Having a majority Government in the Scottish Parliament is an entirely unique position made more so by all of the committees have a party majority; and even the Presiding Officer coming from the ruling party. In short, the legislative possibilities are limitless.
There is a wealth of legislative change that Scots criminal law and Scots civil law requires. For example, the anachronistic legislation covering Fatal Accident Inquiries (FAIs) demands immediate attention. Only through robust Corporate Homicide legislation can the profound problem with workplace deaths be addressed. The Scottish Law Commission has given us a clear way forward in relation to psychiatric injury but its report is sitting on the shelf gathering dust.
The Scottish people handed the Scottish Government an historic majority and trusted that it would be used wisely but we have, thus far, been paid with very little legislative return. The Scottish Government has faced questions from the Labour benches recently on issues relating to their honesty and their competence.
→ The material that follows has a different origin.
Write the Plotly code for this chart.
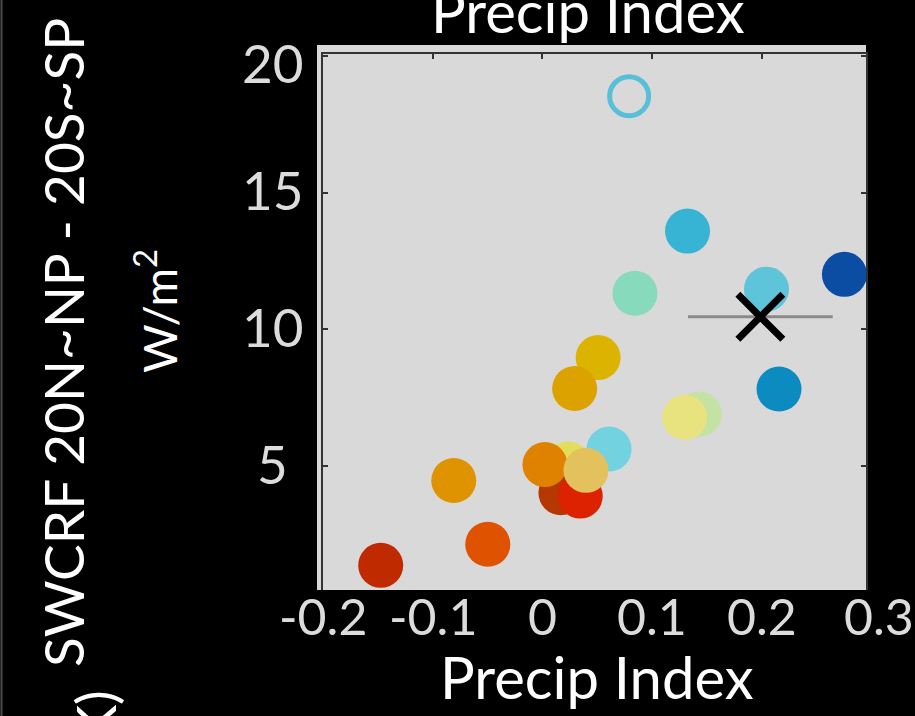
import plotly.graph_objects as go

# Scatter of model SWCRF asymmetry vs precipitation index
precip_index = [0.1323, 0.2753, 0.2043, 0.0844, 0.0508, 0.0294, 0.2157, 0.1430,
                0.1297, -0.0808, -0.0498, -0.1474, 0.0608, 0.0238, 0.0169, 0.0345,
                0.0023, 0.0397]
swcrf_diff = [13.59, 12.01, 11.47, 11.32, 8.97, 7.84, 7.82, 6.91,
              6.79, 4.48, 2.15, 1.38, 5.63, 5.08, 4.03, 3.91,
              5.06, 4.85]
model_colors = ["#37b3d3", "#0a4da3", "#5dc4da", "#87dabb", "#dcb400", "#dca200",
                "#0b8bbf", "#c3e2a3", "#e9e37f", "#df9300", "#df5200", "#c02a00",
                "#72d2df", "#e3dd5d", "#b53800", "#dc2200", "#de8200", "#e3c25e"]

# Observational estimate (open circle)
obs_precip = [0.0791]
obs_swcrf = [18.52]

# Multi-model mean with its spread in precip index
mean_precip = [0.1987]
mean_swcrf = [10.46]
mean_spread = [0.066]

x_ticks = [-0.2, -0.1, 0, 0.1, 0.2, 0.3]
x_ticktext = ["-0.2", "-0.1", "0", "0.1", "0.2", "0.3"]
y_ticks = [20, 15, 10, 5]

X_RANGE = [-0.2, 0.295]
Y_RANGE = [0.48, 20.06]

W, H = 915, 716
ML, MR, MT, MB = 323, 49, 54, 126
PW, PH = W - ML - MR, H - MT - MB

FONT = "Lato"
TICK_COLOR = "#dcdcdc"
AX_COLOR = "#333333"
PANEL = "#d9d9d9"


def px_x(px):
    return (px - ML) / PW


def px_y(py):
    return (H - MB - py) / PH


def xval_paper(v):
    # position of a precip-index value along the plot width
    return (v - X_RANGE[0]) / (X_RANGE[1] - X_RANGE[0])


fig = go.Figure()

fig.add_trace(go.Scatter(
    x=precip_index, y=swcrf_diff, mode="markers",
    marker=dict(size=45, color=model_colors, line=dict(width=0), opacity=1),
    hoverinfo="skip", showlegend=False,
))

fig.add_trace(go.Scatter(
    x=obs_precip, y=obs_swcrf, mode="markers",
    marker=dict(size=39, symbol="circle-open", color="#57c0d8", line=dict(width=5, color="#57c0d8")),
    hoverinfo="skip", showlegend=False,
))

fig.add_trace(go.Scatter(
    x=mean_precip, y=mean_swcrf, mode="markers", xaxis="x2",
    error_x=dict(type="data", array=mean_spread, color="#8a8a8a", thickness=3, width=0),
    marker=dict(size=45, symbol="x-thin", color="black", line=dict(width=7, color="black")),
    hoverinfo="skip", showlegend=False,
))

annotations = []
for v in y_ticks:
    annotations.append(dict(
        x=px_x(272), xref="paper", y=v, yref="y", text=str(v), showarrow=False,
        xanchor="center", yanchor="middle", yshift=-7 if v == 20 else 3,
        font=dict(family=FONT, size=53, color=TICK_COLOR),
    ))

for v, t in zip(x_ticks, x_ticktext):
    annotations.append(dict(
        x=xval_paper(v), xref="paper", y=px_y(590), yref="paper", text=t,
        showarrow=False, xanchor="center", yanchor="top", yshift=6,
        xshift=8 if v == 0.3 else 0,
        font=dict(family=FONT, size=50, color=TICK_COLOR),
    ))

# axis titles
annotations.append(dict(
    x=px_x(588), xref="paper", y=px_y(47), yref="paper", text="Precip Index",
    showarrow=False, xanchor="center", yanchor="bottom",
    font=dict(family=FONT, size=58, color="white"),
))
annotations.append(dict(
    x=px_x(597), xref="paper", y=px_y(640), yref="paper", text="Precip Index",
    showarrow=False, xanchor="center", yanchor="top",
    font=dict(family=FONT, size=58, color="white"),
))
annotations.append(dict(
    x=px_x(63), xref="paper", y=px_y(343), yref="paper", text="SWCRF 20N~NP - 20S~SP",
    showarrow=False, textangle=-90, xanchor="center", yanchor="middle",
    font=dict(family=FONT, size=55, color="white"),
))
annotations.append(dict(
    x=px_x(156), xref="paper", y=px_y(311), yref="paper", text="W/m<sup>2</sup>",
    showarrow=False, textangle=-90, xanchor="center", yanchor="middle",
    font=dict(family=FONT, size=47, color="white"),
))
# neighbouring panel labels at the lower edge
annotations.append(dict(
    x=px_x(95), xref="paper", y=px_y(688), yref="paper", text="(K)",
    showarrow=False, textangle=-90, xanchor="center", yanchor="top",
    font=dict(family=FONT, size=55, color="white"),
))
annotations.append(dict(
    x=px_x(272), xref="paper", y=px_y(703), yref="paper", text="20",
    showarrow=False, xanchor="center", yanchor="top",
    font=dict(family=FONT, size=53, color=TICK_COLOR),
))

shapes = [
    dict(type="rect", xref="paper", yref="paper", x0=px_x(317), x1=1.0,
         y0=0.0, y1=px_y(45), fillcolor=PANEL, line=dict(width=0), layer="below"),
    dict(type="line", xref="paper", yref="paper", x0=px_x(1.5), x1=px_x(1.5),
         y0=px_y(716), y1=px_y(0), line=dict(color="#4a4a4a", width=2)),
]

fig.update_layout(
    width=W, height=H,
    margin=dict(l=ML, r=MR, t=MT, b=MB, pad=0),
    paper_bgcolor="black", plot_bgcolor=PANEL,
    font=dict(family=FONT, color="white"),
    showlegend=False,
    xaxis=dict(
        range=X_RANGE, showticklabels=False,
        showgrid=False, zeroline=False, showline=False, ticks="",
    ),
    xaxis2=dict(
        range=X_RANGE, overlaying="x", side="top", anchor="y",
        tickvals=x_ticks, ticks="inside", ticklen=5, tickwidth=2, tickcolor=AX_COLOR,
        showline=True, linecolor=AX_COLOR, linewidth=2,
        showgrid=False, zeroline=False, showticklabels=False,
    ),
    yaxis=dict(
        range=Y_RANGE, tickvals=y_ticks, showticklabels=False,
        ticks="inside", ticklen=5, tickwidth=2, tickcolor=AX_COLOR, mirror="ticks",
        showline=True, linecolor=AX_COLOR, linewidth=2,
        showgrid=False, zeroline=False,
    ),
    annotations=annotations,
    shapes=shapes,
)

fig.write_html("out.html")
These questions demand answers but I wonder if the problem with the Scottish Government is more basic and more simple: Is it simply the case that they are so focussed on the referendum in 2014, that their eye is off the ball and their attention is not where it should be, which is to say, on the day to day running of the country?
There’s no doubt 2014 is important, but it is not be used as an excuse to squander a great opportunity to deliver real legislative change or to give up on the day to day running of the country. My advice to the Government would be that they should get their shovels out now; dig up the talents that they have buried; and invest them in running the country lest they pay the ultimate price – not in 2014 but in 2016 at the Scottish elections.